(What you will do):
Quote the records in full and leave their pictures out.

(Data rows):

□ □ □

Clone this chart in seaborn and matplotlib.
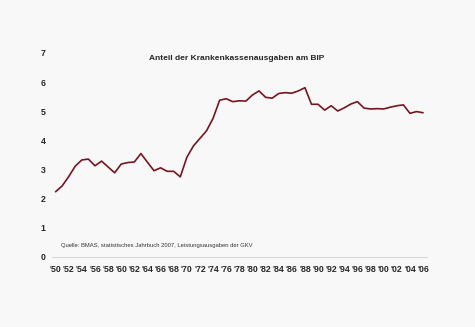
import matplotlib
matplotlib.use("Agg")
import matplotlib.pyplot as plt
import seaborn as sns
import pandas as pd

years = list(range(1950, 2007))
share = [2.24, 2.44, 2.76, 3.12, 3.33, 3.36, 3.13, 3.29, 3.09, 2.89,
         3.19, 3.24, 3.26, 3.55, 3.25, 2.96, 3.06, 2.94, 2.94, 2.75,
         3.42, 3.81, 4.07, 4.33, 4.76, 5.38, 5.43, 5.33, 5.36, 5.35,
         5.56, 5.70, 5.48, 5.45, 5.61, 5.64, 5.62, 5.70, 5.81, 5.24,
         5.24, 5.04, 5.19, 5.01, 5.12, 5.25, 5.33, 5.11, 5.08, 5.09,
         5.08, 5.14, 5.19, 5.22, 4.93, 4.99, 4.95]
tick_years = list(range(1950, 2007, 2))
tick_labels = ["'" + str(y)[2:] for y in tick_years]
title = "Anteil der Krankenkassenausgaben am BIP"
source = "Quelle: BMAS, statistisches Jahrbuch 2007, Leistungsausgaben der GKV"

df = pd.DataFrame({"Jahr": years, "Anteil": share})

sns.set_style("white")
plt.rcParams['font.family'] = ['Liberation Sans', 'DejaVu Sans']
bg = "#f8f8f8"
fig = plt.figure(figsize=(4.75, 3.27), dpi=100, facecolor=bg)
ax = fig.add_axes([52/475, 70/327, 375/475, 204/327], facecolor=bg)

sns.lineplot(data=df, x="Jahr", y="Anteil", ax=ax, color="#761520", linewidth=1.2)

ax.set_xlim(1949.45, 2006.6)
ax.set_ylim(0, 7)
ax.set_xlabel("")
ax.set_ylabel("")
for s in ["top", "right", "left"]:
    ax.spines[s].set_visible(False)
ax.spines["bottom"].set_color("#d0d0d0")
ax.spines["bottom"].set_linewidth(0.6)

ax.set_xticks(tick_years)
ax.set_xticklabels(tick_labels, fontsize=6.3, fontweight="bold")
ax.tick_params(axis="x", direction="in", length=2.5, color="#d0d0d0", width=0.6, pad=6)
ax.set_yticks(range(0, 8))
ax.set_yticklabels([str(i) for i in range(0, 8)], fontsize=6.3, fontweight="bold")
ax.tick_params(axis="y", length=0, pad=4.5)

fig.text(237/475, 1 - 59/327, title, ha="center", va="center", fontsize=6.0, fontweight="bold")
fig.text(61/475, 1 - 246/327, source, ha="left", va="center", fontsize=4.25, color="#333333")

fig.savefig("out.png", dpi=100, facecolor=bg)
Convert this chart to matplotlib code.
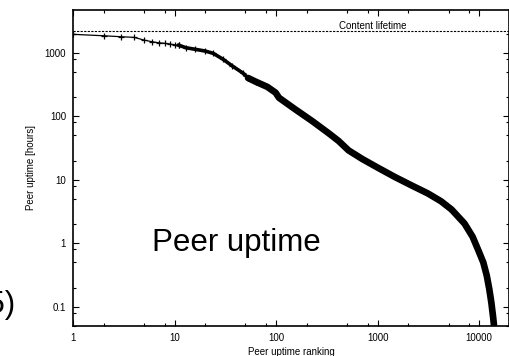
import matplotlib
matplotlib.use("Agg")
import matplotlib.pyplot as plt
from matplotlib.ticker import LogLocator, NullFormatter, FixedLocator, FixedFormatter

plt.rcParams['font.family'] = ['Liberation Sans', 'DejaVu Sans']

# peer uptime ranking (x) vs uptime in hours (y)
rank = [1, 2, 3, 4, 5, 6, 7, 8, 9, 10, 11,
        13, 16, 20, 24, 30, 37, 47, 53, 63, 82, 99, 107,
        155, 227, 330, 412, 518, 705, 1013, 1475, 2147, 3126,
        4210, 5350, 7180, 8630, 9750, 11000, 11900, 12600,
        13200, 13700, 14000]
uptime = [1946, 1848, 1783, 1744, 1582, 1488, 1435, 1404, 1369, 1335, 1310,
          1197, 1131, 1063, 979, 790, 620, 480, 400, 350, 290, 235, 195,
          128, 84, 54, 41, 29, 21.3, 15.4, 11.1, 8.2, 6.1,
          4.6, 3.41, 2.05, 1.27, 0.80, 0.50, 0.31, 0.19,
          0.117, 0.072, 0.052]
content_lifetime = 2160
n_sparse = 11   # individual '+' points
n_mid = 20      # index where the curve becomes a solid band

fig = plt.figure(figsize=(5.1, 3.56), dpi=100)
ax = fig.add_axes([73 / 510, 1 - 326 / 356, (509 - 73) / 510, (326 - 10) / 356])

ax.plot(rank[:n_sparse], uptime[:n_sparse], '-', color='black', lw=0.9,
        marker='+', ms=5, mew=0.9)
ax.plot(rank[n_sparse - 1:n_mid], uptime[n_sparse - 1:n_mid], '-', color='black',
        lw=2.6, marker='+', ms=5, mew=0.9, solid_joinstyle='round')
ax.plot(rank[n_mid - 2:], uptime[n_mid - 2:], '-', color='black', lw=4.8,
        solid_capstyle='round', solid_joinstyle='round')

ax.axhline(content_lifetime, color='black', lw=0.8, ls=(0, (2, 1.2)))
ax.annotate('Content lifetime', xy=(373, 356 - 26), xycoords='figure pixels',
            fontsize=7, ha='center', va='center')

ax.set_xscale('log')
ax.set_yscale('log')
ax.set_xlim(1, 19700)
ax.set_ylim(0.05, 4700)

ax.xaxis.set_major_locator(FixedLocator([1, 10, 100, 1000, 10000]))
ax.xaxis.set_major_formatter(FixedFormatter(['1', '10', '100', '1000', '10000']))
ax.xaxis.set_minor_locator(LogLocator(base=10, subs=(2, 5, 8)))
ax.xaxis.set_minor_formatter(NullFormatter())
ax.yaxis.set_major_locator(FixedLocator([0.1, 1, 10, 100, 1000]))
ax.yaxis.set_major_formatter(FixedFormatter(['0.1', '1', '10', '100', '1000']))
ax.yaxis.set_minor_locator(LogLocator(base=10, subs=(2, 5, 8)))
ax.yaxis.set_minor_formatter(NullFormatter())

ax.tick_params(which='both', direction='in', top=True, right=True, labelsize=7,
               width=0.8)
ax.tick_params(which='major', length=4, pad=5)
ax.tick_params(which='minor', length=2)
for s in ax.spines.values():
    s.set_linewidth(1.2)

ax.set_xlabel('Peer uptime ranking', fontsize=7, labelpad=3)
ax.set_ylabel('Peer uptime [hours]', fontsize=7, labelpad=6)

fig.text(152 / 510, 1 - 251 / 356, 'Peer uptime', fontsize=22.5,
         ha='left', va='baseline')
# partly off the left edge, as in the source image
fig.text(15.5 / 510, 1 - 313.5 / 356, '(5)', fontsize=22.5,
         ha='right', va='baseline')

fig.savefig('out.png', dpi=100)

□ □ □

(Right answer):
Clone this chart in seaborn and matplotlib.
import matplotlib
matplotlib.use("Agg")
import matplotlib.pyplot as plt
import seaborn as sns
import pandas as pd

years = list(range(1950, 2007))
share = [2.24, 2.44, 2.76, 3.12, 3.33, 3.36, 3.13, 3.29, 3.09, 2.89,
         3.19, 3.24, 3.26, 3.55, 3.25, 2.96, 3.06, 2.94, 2.94, 2.75,
         3.42, 3.81, 4.07, 4.33, 4.76, 5.38, 5.43, 5.33, 5.36, 5.35,
         5.56, 5.70, 5.48, 5.45, 5.61, 5.64, 5.62, 5.70, 5.81, 5.24,
         5.24, 5.04, 5.19, 5.01, 5.12, 5.25, 5.33, 5.11, 5.08, 5.09,
         5.08, 5.14, 5.19, 5.22, 4.93, 4.99, 4.95]
tick_years = list(range(1950, 2007, 2))
tick_labels = ["'" + str(y)[2:] for y in tick_years]
title = "Anteil der Krankenkassenausgaben am BIP"
source = "Quelle: BMAS, statistisches Jahrbuch 2007, Leistungsausgaben der GKV"

df = pd.DataFrame({"Jahr": years, "Anteil": share})

sns.set_style("white")
plt.rcParams['font.family'] = ['Liberation Sans', 'DejaVu Sans']
bg = "#f8f8f8"
fig = plt.figure(figsize=(4.75, 3.27), dpi=100, facecolor=bg)
ax = fig.add_axes([52/475, 70/327, 375/475, 204/327], facecolor=bg)

sns.lineplot(data=df, x="Jahr", y="Anteil", ax=ax, color="#761520", linewidth=1.2)

ax.set_xlim(1949.45, 2006.6)
ax.set_ylim(0, 7)
ax.set_xlabel("")
ax.set_ylabel("")
for s in ["top", "right", "left"]:
    ax.spines[s].set_visible(False)
ax.spines["bottom"].set_color("#d0d0d0")
ax.spines["bottom"].set_linewidth(0.6)

ax.set_xticks(tick_years)
ax.set_xticklabels(tick_labels, fontsize=6.3, fontweight="bold")
ax.tick_params(axis="x", direction="in", length=2.5, color="#d0d0d0", width=0.6, pad=6)
ax.set_yticks(range(0, 8))
ax.set_yticklabels([str(i) for i in range(0, 8)], fontsize=6.3, fontweight="bold")
ax.tick_params(axis="y", length=0, pad=4.5)

fig.text(237/475, 1 - 59/327, title, ha="center", va="center", fontsize=6.0, fontweight="bold")
fig.text(61/475, 1 - 246/327, source, ha="left", va="center", fontsize=4.25, color="#333333")

fig.savefig("out.png", dpi=100, facecolor=bg)
Convert this chart to matplotlib code.
import matplotlib
matplotlib.use("Agg")
import matplotlib.pyplot as plt
from matplotlib.ticker import LogLocator, NullFormatter, FixedLocator, FixedFormatter

plt.rcParams['font.family'] = ['Liberation Sans', 'DejaVu Sans']

# peer uptime ranking (x) vs uptime in hours (y)
rank = [1, 2, 3, 4, 5, 6, 7, 8, 9, 10, 11,
        13, 16, 20, 24, 30, 37, 47, 53, 63, 82, 99, 107,
        155, 227, 330, 412, 518, 705, 1013, 1475, 2147, 3126,
        4210, 5350, 7180, 8630, 9750, 11000, 11900, 12600,
        13200, 13700, 14000]
uptime = [1946, 1848, 1783, 1744, 1582, 1488, 1435, 1404, 1369, 1335, 1310,
          1197, 1131, 1063, 979, 790, 620, 480, 400, 350, 290, 235, 195,
          128, 84, 54, 41, 29, 21.3, 15.4, 11.1, 8.2, 6.1,
          4.6, 3.41, 2.05, 1.27, 0.80, 0.50, 0.31, 0.19,
          0.117, 0.072, 0.052]
content_lifetime = 2160
n_sparse = 11   # individual '+' points
n_mid = 20      # index where the curve becomes a solid band

fig = plt.figure(figsize=(5.1, 3.56), dpi=100)
ax = fig.add_axes([73 / 510, 1 - 326 / 356, (509 - 73) / 510, (326 - 10) / 356])

ax.plot(rank[:n_sparse], uptime[:n_sparse], '-', color='black', lw=0.9,
        marker='+', ms=5, mew=0.9)
ax.plot(rank[n_sparse - 1:n_mid], uptime[n_sparse - 1:n_mid], '-', color='black',
        lw=2.6, marker='+', ms=5, mew=0.9, solid_joinstyle='round')
ax.plot(rank[n_mid - 2:], uptime[n_mid - 2:], '-', color='black', lw=4.8,
        solid_capstyle='round', solid_joinstyle='round')

ax.axhline(content_lifetime, color='black', lw=0.8, ls=(0, (2, 1.2)))
ax.annotate('Content lifetime', xy=(373, 356 - 26), xycoords='figure pixels',
            fontsize=7, ha='center', va='center')

ax.set_xscale('log')
ax.set_yscale('log')
ax.set_xlim(1, 19700)
ax.set_ylim(0.05, 4700)

ax.xaxis.set_major_locator(FixedLocator([1, 10, 100, 1000, 10000]))
ax.xaxis.set_major_formatter(FixedFormatter(['1', '10', '100', '1000', '10000']))
ax.xaxis.set_minor_locator(LogLocator(base=10, subs=(2, 5, 8)))
ax.xaxis.set_minor_formatter(NullFormatter())
ax.yaxis.set_major_locator(FixedLocator([0.1, 1, 10, 100, 1000]))
ax.yaxis.set_major_formatter(FixedFormatter(['0.1', '1', '10', '100', '1000']))
ax.yaxis.set_minor_locator(LogLocator(base=10, subs=(2, 5, 8)))
ax.yaxis.set_minor_formatter(NullFormatter())

ax.tick_params(which='both', direction='in', top=True, right=True, labelsize=7,
               width=0.8)
ax.tick_params(which='major', length=4, pad=5)
ax.tick_params(which='minor', length=2)
for s in ax.spines.values():
    s.set_linewidth(1.2)

ax.set_xlabel('Peer uptime ranking', fontsize=7, labelpad=3)
ax.set_ylabel('Peer uptime [hours]', fontsize=7, labelpad=6)

fig.text(152 / 510, 1 - 251 / 356, 'Peer uptime', fontsize=22.5,
         ha='left', va='baseline')
# partly off the left edge, as in the source image
fig.text(15.5 / 510, 1 - 313.5 / 356, '(5)', fontsize=22.5,
         ha='right', va='baseline')

fig.savefig('out.png', dpi=100)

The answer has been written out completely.